I’m just going to preface the following text by saying that if you haven’t seen the latest Margiela show, I’m pretty sure you are breaking some kind of law. So, go watch it! 

It’s been three days and I’m still short of words to describe what happened on the first full moon under Pont d’Alexandre III. Galliano for Margiela presented his Artisanal Collection 2024 and after seeing it, I feel like I’ll never be the same. I feel like fashion will never be the same. It was one of those moments when you just knew history was made — fashion students will be learning about this show, fashion professionals will be referencing it years later, and I’m pretty sure people will be admiring these designs in a museum one day. 

Seated both inside and outside of the Parisian night joint with a bar full of empty glasses and dim mirrors, we witnessed a performance that was a year in the making. The theatrical performance opened by Lucky Love. Right after, the lights in the mirrors flickered and turned into screens playing the intro movie. Scenes of lustful corset tightening and jewelry thievery were portrayed in the style of Brasaï’s 1920’s and 30’s work of capturing Paris clubs and streets. 

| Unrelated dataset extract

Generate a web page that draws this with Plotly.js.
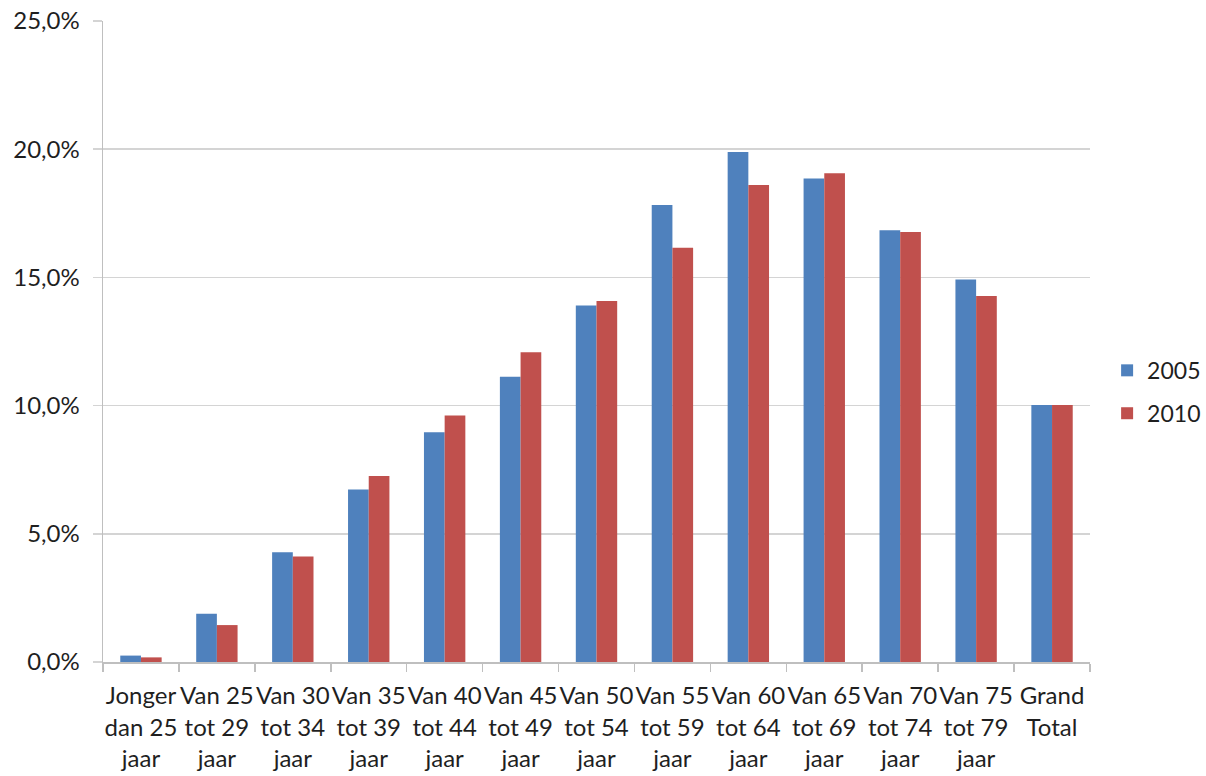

In the seamless storytelling, after the movie came to an end, the first look of the show appeared. Shirtless with the waist snatched by a waspie creating an almost unreal hourglass figure, Leon Dame both observed and let to be observed as he walked through the crowd. Almost as if emerging from the river, the following characters one after another explored the space in the same manner. Twisting torsos, extending hands, exaggerated hip moves, motion director Pat Boguslawski, who has worked with Margiela for quite some time now, has delivered an excellent example of what a fashion show could be. 

The collection itself was a testament to Galliano’s commitment to pushing boundaries of fashion. Extreme corsetry, padded hips and erotically sheer lace dresses dominated the runway. Pieces with greenish-pink watercolor nudes on them looked like walking paintings, highlighting Galliano’s mastery of artistic expressions. 

The use of pubic hair (which were actually merkins on underwear) in delicate hourglass dresses and provocative details added an element of controversy and certainly pushed the conversation around what beauty and sensuality in fashion could look like.

Fabric manipulation and experimentation was absolutely divine, foregrounding Margiela’s commitment to expanding the couture language. Visible throughout the entire collection, Galliano played with different techniques, many of them developed over the last year. Some involved boiling and gluing, others incrustation and complex thread-work. One of the techniques, named “emotional cutting” approached looking at garments through the lens of “the unconscious gestures that shape our expressions: a caban pulled over the head in the rain, a lapel raised to cover the face, a trouser hoisted up to evade a water puddle”. Another way of working “stripe-tease” innovatively manipulates striped fabric into block colors.

The approach to hair and makeup is a whole other topic, hitting the beauty community like a shock wave. Pat McGrath, the world’s most influential makeup artist, and hair stylist Duffy, enhanced the storytelling by adding emotional impact. Frizzy hair, piled high on the models’ heads, faces painted to achieve smooth, porcelain-like faces and intricate body modification — avant-garde and experimental spirit of Margiela, made it possible for each model to become a canvas.

You can tell the success of the show by the applause after it, so you can imagine the success when you can hear people shout “Bravo!” even before the final look was revealed. Gwendoline Christie striding down the runway, daintily carrying a bag, was the crème de la crème underlining the celebration of humanity, individuality, and fashion as pure creative expression, and proving Margiela’s continued relevance in haute couture.